Passive income has gotten harder and harder to find since about 2010. This is both ironic and tragic, because in 2009 passive income was one of the easiest things on Earth to find, but back then most investors were terrified and avoiding the opportunities. That year was a great testament to Warren Buffett’s advice to “be greedy when others are fearful.”

That doesn’t help the investor of today looking for dividends, particularly since picking large-cap dividend stocks is a way to adjust aggressive portfolios for risk on the growth side of things. So our current situation leaves us with two problems: for retail investors, passive income is hard to find. For professional investors, adjusting portfolios for risk is hard to do.

Any dramatic decline in a dividend-yielding stock or group of stocks, then, becomes an opportunity to buy and secure a decent yield. For instance, a recent drop in JNJ has driven its yield near 3%, but that’s still nowhere near the 3.5% yields that could be had in 2010.

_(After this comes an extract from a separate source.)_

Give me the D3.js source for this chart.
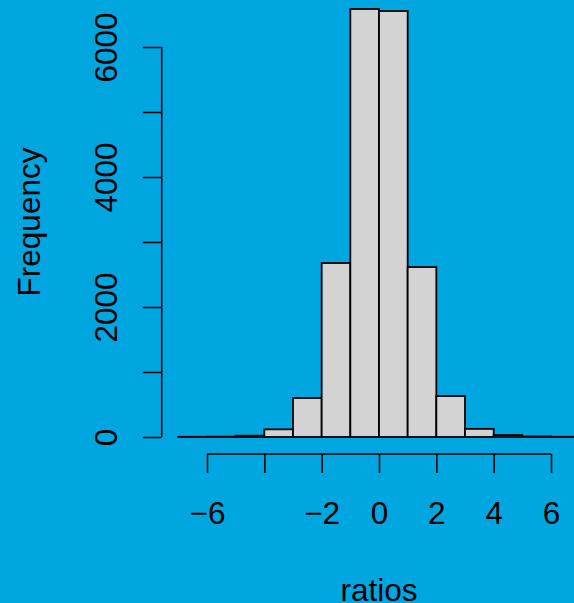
<!DOCTYPE html>
<html>
<head>
<meta charset="utf-8">
<script src="https://cdn.jsdelivr.net/npm/d3@7"></script>
<style>
  body { margin: 0; }
  svg { display: block; }
</style>
</head>
<body>
<div id="hist"></div>
<script>
// histogram data: bins of width 1 from -7 to 7
var binStarts = [-7, -6, -5, -4, -3, -2, -1, 0, 1, 2, 3, 4, 5, 6];
var counts = [3, 5, 20, 118, 600, 2677, 6585, 6554, 2615, 630, 125, 30, 8, 3];
var xTicks = [-6, -4, -2, 0, 2, 4, 6];
var xTickLabels = ["\u22126", "", "\u22122", "0", "2", "4", "6"];
var yTicks = [0, 1000, 2000, 3000, 4000, 5000, 6000];
var yTickLabels = ["0", "", "2000", "", "4000", "", "6000"];

var svgWidth = 574;
var svgHeight = 603;
var font = "'Liberation Sans', Arial, sans-serif";
var fontSize = "31.5px";

var svg = d3.select("#hist")
    .append("svg")
    .attr("width", svgWidth)
    .attr("height", svgHeight);

svg.append("rect")
    .attr("width", svgWidth)
    .attr("height", svgHeight)
    .attr("fill", "#00A6E0");

var x = d3.scaleLinear().domain([-6, 6]).range([207, 551]);
var y = d3.scaleLinear().domain([0, 6000]).range([437, 47]);

var axisX = 454;   // x axis line position
var axisY = 161.7; // y axis line position

// bars
svg.append("g")
    .selectAll("rect")
    .data(binStarts)
    .enter()
    .append("rect")
    .attr("x", d => x(d))
    .attr("y", (d, i) => y(counts[i]))
    .attr("width", d => x(d + 1) - x(d))
    .attr("height", (d, i) => y(0) - y(counts[i]))
    .attr("fill", "#D3D3D3")
    .attr("stroke", "black")
    .attr("stroke-width", 1.8);

// x axis
var xAxis = svg.append("g")
    .attr("transform", `translate(0, ${axisX})`)
    .call(d3.axisBottom(x)
        .tickValues(xTicks)
        .tickSize(19)
        .tickSizeOuter(0)
        .tickFormat((d, i) => xTickLabels[i]));
xAxis.select(".domain").remove();
xAxis.append("line")
    .attr("x1", x(-6)).attr("x2", x(6))
    .attr("y1", 0).attr("y2", 0)
    .attr("stroke", "black");
xAxis.selectAll("line").attr("stroke", "black").attr("stroke-width", 1.5);
xAxis.selectAll("text")
    .attr("y", 70)
    .attr("dy", null)
    .attr("fill", "black")
    .style("font-family", font)
    .style("font-size", fontSize);

// y axis
var yAxis = svg.append("g")
    .attr("transform", `translate(${axisY}, 0)`)
    .call(d3.axisLeft(y)
        .tickValues(yTicks)
        .tickSize(19)
        .tickSizeOuter(0)
        .tickFormat((d, i) => yTickLabels[i]));
yAxis.select(".domain").remove();
yAxis.append("line")
    .attr("x1", 0).attr("x2", 0)
    .attr("y1", y(0)).attr("y2", y(6000));
yAxis.selectAll("line").attr("stroke", "black").attr("stroke-width", 1.5);
yAxis.selectAll(".tick text")
    .attr("x", 0)
    .attr("y", 0)
    .attr("dy", null)
    .attr("text-anchor", "middle")
    .attr("transform", "translate(-44.5, 0) rotate(-90)")
    .attr("fill", "black")
    .style("font-family", font)
    .style("font-size", fontSize);

// axis titles
svg.append("text")
    .attr("x", 379)
    .attr("y", 601)
    .attr("text-anchor", "middle")
    .style("font-family", font)
    .style("font-size", fontSize)
    .text("ratios");

svg.append("text")
    .attr("transform", "translate(40, 222) rotate(-90)")
    .attr("text-anchor", "middle")
    .style("font-family", font)
    .style("font-size", fontSize)
    .text("Frequency");
</script>
</body>
</html>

Other big dividend payers are also yielding at or below 3%: PG, MCD, KO, PEP, K, and other names in the CPG and similar verticals are offering paltry yields that are only slightly above 10-year Treasuries.

Then there are other verticals with higher but still reliable dividend yields. T is offering more than 5% and VZ is offering a bit above 4%. MO, RAI, and LO are offering about 5%. But telecom is brutally competitive, fast-changing, and unpredictable. Tobacco, fortunately, is on the decline in the first world and likely to see saturation and a decline in the developing world (although timing this is directional change is near impossible).

Yield has been an endangered species for years, leaving investors with the unenviable task of choosing between anemic options for risk-adjusted returns.

There has really only been one strategy to augment the limited options on the market: asset rotation. Instead of buy-and-hold for dividend growth, investors have had to sacrifice long-term investment to take advantage of cyclical capital flows. In other words, investors have looked at dividend-yielding sectors that are seeing higher or lower prices, and investing accordingly. This has meant alternating between dividends and growth, or going from energy to healthcare, or to some other sector.

Again, the problem is where and when. Take a look at this chart of a few sector-oriented ETFs in the past five years:

Dividend Yields Chart

You can see a number of divergence points (late 2011 and mid-2012 most prominently) where some funds go down while other funds go up, or they go up more slowly than others. These points of divergence are when capital begins to flow into or away from one sector. These moments are very difficult to find and profit from. But for investors who see these divergence points and take advantage of them, there is a profound alpha to be had. By identifying where money in the market is flowing before the trend gets noticed by a large number of people, investors can ride the tide before others get swept away.